L’affaire est politiquement extrêmement grave : la France a réintégré la structure militaire intégrée de l’OTAN en échange de deux postes de commandement (dont l’un va être supprimé dans le cadre de la réorganisation de l’Organisation), mais aussi dans l’espoir que cela permettra à la défense européenne de prendre son envol. Or, c’est exactement le contraire qui se passe : l’OTAN qui, depuis le sommet de Lisbonne de décembre dernier, peut aussi gérer les crises humanitaires, est en train d’absorber « le peu d’Europe de la défense », selon l’analyse d’un militaire français. Pour la plupart des partenaires de Paris, pourquoi faire au niveau européen ce dont l’OTAN, et donc les Américains s’occupe déjà ? La nomination de neutres et d’otaniens purs sucres s’inscrit dans cette logique. « Les Français ont été trompés », s’indigne un responsable français.

Comment expliquer une telle razzia britannique et une telle Bérézina française ? Par la fascination de la diplomatie hexagonale, certains parlent de « fascination masochiste », pour la Grande-Bretagne.
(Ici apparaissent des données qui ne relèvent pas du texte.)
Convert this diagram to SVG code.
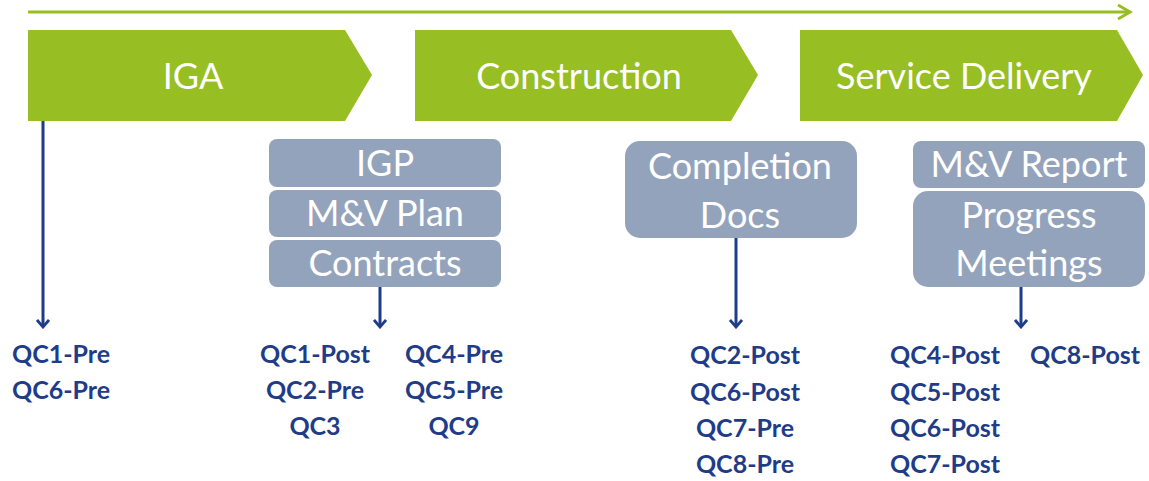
<svg xmlns="http://www.w3.org/2000/svg" width="1149" height="481" viewBox="0 0 1149 481">
  <style>
    .phase { fill: #97BE22; }
    .phase-label { fill: #ffffff; font-family: Lato, "Liberation Sans", sans-serif; font-size: 36px; text-anchor: middle; }
    .doc { fill: #94A3BC; }
    .doc-label { fill: #ffffff; font-family: Lato, "Liberation Sans", sans-serif; font-size: 36px; text-anchor: middle; }
    .qc { fill: #1F3C88; font-family: Lato, "Liberation Sans", sans-serif; font-size: 25px; font-weight: bold; }
    .mid { text-anchor: middle; }
    .link { stroke: #1F3C88; stroke-width: 3; fill: none; }
    .timeline { stroke: #97BE22; stroke-width: 3; fill: none; }
  </style>
  <defs>
    <!-- open arrowhead, drawn pointing along +x so orient="auto" follows the line -->
    <marker id="head" viewBox="0 0 14 14" refX="12" refY="7" markerWidth="14" markerHeight="14" markerUnits="userSpaceOnUse" orient="auto">
      <path d="M5,1 L12,7 L5,13" fill="none" stroke="#1F3C88" stroke-width="2.8"/>
    </marker>
  </defs>

  <!-- timeline -->
  <g id="timeline">
    <line class="timeline" x1="28" y1="12" x2="1129" y2="12"/>
    <polyline class="timeline" points="1118,5 1130,12 1118,19"/>
  </g>

  <!-- phases -->
  <g id="phase-iga">
    <polygon class="phase" points="28,30 345,30 372,75 345,121 28,121"/>
    <text class="phase-label" x="193" y="89">IGA</text>
  </g>
  <g id="phase-construction">
    <polygon class="phase" points="415,30 731,30 758,75 731,121 415,121"/>
    <text class="phase-label" x="579" y="89">Construction</text>
  </g>
  <g id="phase-service">
    <polygon class="phase" points="800,30 1117,30 1143,75 1117,121 800,121"/>
    <text class="phase-label" x="964" y="89">Service Delivery</text>
  </g>

  <!-- document boxes -->
  <g id="doc-igp">
    <rect class="doc" x="269" y="139" width="232" height="48" rx="8"/>
    <text class="doc-label" x="385" y="176">IGP</text>
  </g>
  <g id="doc-mv-plan">
    <rect class="doc" x="269" y="190" width="232" height="47" rx="8"/>
    <text class="doc-label" x="385" y="226">M&amp;V Plan</text>
  </g>
  <g id="doc-contracts">
    <rect class="doc" x="269" y="240" width="232" height="47" rx="8"/>
    <text class="doc-label" x="385" y="276">Contracts</text>
  </g>
  <g id="doc-completion">
    <rect class="doc" x="625" y="141" width="232" height="97" rx="15"/>
    <text class="doc-label" x="740" y="179">Completion</text>
    <text class="doc-label" x="740" y="228">Docs</text>
  </g>
  <g id="doc-mv-report">
    <rect class="doc" x="913" y="141" width="232" height="47" rx="8"/>
    <text class="doc-label" x="1029" y="177">M&amp;V Report</text>
  </g>
  <g id="doc-progress">
    <rect class="doc" x="913" y="191" width="232" height="96" rx="15"/>
    <text class="doc-label" x="1029" y="228">Progress</text>
    <text class="doc-label" x="1029" y="276">Meetings</text>
  </g>

  <!-- connectors -->
  <g id="connectors">
    <line class="link" x1="43" y1="121" x2="43" y2="327" marker-end="url(#head)"/>
    <line class="link" x1="380" y1="287" x2="380" y2="327" marker-end="url(#head)"/>
    <line class="link" x1="736" y1="238" x2="736" y2="327" marker-end="url(#head)"/>
    <line class="link" x1="1021" y1="287" x2="1021" y2="327" marker-end="url(#head)"/>
  </g>

  <!-- quality checks -->
  <g id="qc-iga">
    <text class="qc" x="12" y="363">QC1-Pre</text>
    <text class="qc" x="12" y="399">QC6-Pre</text>
  </g>
  <g id="qc-construction-start">
    <text class="qc mid" x="315" y="363">QC1-Post</text>
    <text class="qc mid" x="315" y="399">QC2-Pre</text>
    <text class="qc mid" x="315" y="435">QC3</text>
    <text class="qc mid" x="454" y="363">QC4-Pre</text>
    <text class="qc mid" x="454" y="399">QC5-Pre</text>
    <text class="qc mid" x="454" y="435">QC9</text>
  </g>
  <g id="qc-construction-end">
    <text class="qc mid" x="745" y="364">QC2-Post</text>
    <text class="qc mid" x="745" y="401">QC6-Post</text>
    <text class="qc mid" x="745" y="437">QC7-Pre</text>
    <text class="qc mid" x="745" y="473">QC8-Pre</text>
  </g>
  <g id="qc-service">
    <text class="qc mid" x="945" y="364">QC4-Post</text>
    <text class="qc mid" x="945" y="401">QC5-Post</text>
    <text class="qc mid" x="945" y="437">QC6-Post</text>
    <text class="qc mid" x="945" y="473">QC7-Post</text>
    <text class="qc mid" x="1085" y="364">QC8-Post</text>
  </g>
</svg>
Nicolas Sarkozy, le chef de l’État français, confiait ainsi en 2009, qu’il fallait que le poste de ministre des Affaires étrangères de l’Union revienne à un Britannique afin des les convaincre de l’utilité de cette politique commune. Une nouvelle fois, on peut constater que ce n’est pas le cas, bien au contraire. Ce n’est pas la première fois que la France se laisse ainsi séduire par les sirènes britanniques, comme l’a montré l’accord de Saint-Malo de 1998 qui devait lancer la défense européenne et qui resta quasiment lettre morte et comme le montrera sans doute le nouvel accord franco-britannique signé en novembre dernier…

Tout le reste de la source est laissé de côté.